昨日、いつものようにパソコンに向かってお仕事していた。

そのとき急に言葉が浮かんできた。

 

「一人より二人 これをこれを 忘れたもうな」

 

なんだ?!この言葉!!

ああ、聞いたことあるぞ。

これは確かサトウハチローの・・・。

 

その時、急に子どもの頃の記憶がフラッシュバックしてきた。

 

子どものころ、私が住んでいた家に、サロウハチローの額が玄関入ってすぐの壁に飾ってあった(気がする)。

 

「一人より二人・・・」の文字が縦書きで書いてあって、お花の絵が描いてあった気がする。

 

 

 

(実物ないので、ネットで拝借。こんな感じのものだった。)

 

 

 

目立つところにあったので、自然に毎日視界に入っていたと思う。

 

「これをこれを」と繰り返してるところ、「サトウハチロー」というカタカナの名前、「忘れたもうな」という古語風ないいまわし。

 

当時から文章が好きな私だったからであろう。
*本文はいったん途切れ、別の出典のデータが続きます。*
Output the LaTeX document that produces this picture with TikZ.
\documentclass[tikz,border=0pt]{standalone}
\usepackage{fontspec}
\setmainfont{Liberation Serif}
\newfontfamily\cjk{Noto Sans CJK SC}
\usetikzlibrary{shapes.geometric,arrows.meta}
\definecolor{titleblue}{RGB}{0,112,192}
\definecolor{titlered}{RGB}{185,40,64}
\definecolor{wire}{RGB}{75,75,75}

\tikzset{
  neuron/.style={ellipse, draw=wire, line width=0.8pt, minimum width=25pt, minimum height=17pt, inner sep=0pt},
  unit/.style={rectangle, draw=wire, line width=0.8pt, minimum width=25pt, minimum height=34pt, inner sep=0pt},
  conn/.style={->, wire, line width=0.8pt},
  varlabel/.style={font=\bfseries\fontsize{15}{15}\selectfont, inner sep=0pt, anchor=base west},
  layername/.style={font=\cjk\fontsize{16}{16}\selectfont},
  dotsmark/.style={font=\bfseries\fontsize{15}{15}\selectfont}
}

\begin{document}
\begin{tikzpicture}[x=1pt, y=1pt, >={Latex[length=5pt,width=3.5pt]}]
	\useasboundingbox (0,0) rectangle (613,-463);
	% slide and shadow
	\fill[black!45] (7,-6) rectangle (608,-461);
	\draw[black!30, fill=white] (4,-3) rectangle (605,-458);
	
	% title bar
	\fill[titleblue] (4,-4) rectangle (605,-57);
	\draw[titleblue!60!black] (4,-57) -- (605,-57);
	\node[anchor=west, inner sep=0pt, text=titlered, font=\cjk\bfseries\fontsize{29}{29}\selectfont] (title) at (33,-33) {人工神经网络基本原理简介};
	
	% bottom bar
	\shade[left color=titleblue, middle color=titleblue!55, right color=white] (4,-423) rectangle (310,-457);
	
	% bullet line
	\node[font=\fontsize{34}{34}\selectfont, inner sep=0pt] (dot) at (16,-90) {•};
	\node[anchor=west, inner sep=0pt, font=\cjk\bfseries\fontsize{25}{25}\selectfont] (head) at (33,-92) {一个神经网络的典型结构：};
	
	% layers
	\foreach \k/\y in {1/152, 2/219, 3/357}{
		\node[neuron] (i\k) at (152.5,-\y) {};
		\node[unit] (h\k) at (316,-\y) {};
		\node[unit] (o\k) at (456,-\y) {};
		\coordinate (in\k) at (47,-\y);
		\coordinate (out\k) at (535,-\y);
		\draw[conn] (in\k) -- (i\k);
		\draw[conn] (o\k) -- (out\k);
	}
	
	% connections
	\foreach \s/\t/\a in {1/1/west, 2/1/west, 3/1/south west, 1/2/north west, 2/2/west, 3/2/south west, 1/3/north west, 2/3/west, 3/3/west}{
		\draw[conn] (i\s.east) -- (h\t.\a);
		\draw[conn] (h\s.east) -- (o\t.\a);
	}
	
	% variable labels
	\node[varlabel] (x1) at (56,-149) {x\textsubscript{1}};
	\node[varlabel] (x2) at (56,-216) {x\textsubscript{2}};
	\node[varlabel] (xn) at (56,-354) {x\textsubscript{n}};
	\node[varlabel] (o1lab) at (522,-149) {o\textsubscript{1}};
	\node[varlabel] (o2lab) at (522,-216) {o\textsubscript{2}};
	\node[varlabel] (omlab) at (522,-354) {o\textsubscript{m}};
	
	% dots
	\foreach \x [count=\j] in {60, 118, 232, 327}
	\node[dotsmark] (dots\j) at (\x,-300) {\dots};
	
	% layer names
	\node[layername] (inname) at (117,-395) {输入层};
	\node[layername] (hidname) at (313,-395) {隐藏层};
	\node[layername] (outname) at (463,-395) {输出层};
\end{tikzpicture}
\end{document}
より印象に残っている。

 

っていうか、暗記していた!!ことが今回わかった。

 

作者まで覚えている!サトウハチロー!

 

幼少期の記憶力は、私ずば抜けているのだ!

 

3歳ぐらいの時の記憶もちゃんとある。

 

今は記憶力かなりないですが・・・。

 

でも、この額があったことは記憶の片隅にもなかった。思い出すこともなかった。

 

なんで急に記憶がよみがえったのか、自分でもびっくりするほどだった。

 

しかもうろ覚えじゃなくて、全部覚えていて、全文が頭に出てきたのだ。

 

さっそく実家の両親に聞いてみる。

 

二人とも「あったかな?そういえば」ぐらいの記憶。

 

どちらかが飾ったと思うのに、そのあいまいな記憶(笑)

 

父は「うちにサトウハチローの額があるなーって思っていた」と言っていたから、飾ったのは母かもしれない。

 

母は認知症があるので、それ以上は確かめるのが難しかった。

 

さて、私はサトウハチローってよく知らなかった。

 

その後調べたら、作家の佐藤愛子さんのお兄さんであること、りんごの唄(あーかーいー、りんごにくちびるよーせーてー〽)の作者であることがわかった。

 

そして「悲しくてやりきれない」の作詞者でもあった。

 

私この歌好きなんです。

 

この歌を知ったのはおおかた静流のCDで。

 

もうずいぶん前。

 

いろんな人がカバーしてるんだなー。

 

コトリンゴ。

 

映画「この世界の片隅に」のオープニングの歌でもあったなあ、そういえば。

 

この映画が公開されたのは2016の秋。

 

もうそんなにたつのね。

 

調べてるうちに、私は自分の中の断片がいろいろ結びついていった。

 

一人より二人 これをこれを 忘れたもうな

 

順子訳→ 一人より二人 このこと ぜったいに忘れないで

悲しくてやりきれないのは、一人になってしまったことへの悲しみと絶望感、虚無感。

 

空を見上げるしかなかった。

 

しかし、「この世界の片隅に」、だれかがまっていること。

 

そして、もうすぐ出会うこと。

 

はじめての言葉は、「あなたは、あのあなたなの?」、「そうだよ」。

 

この映画をともに観ていること。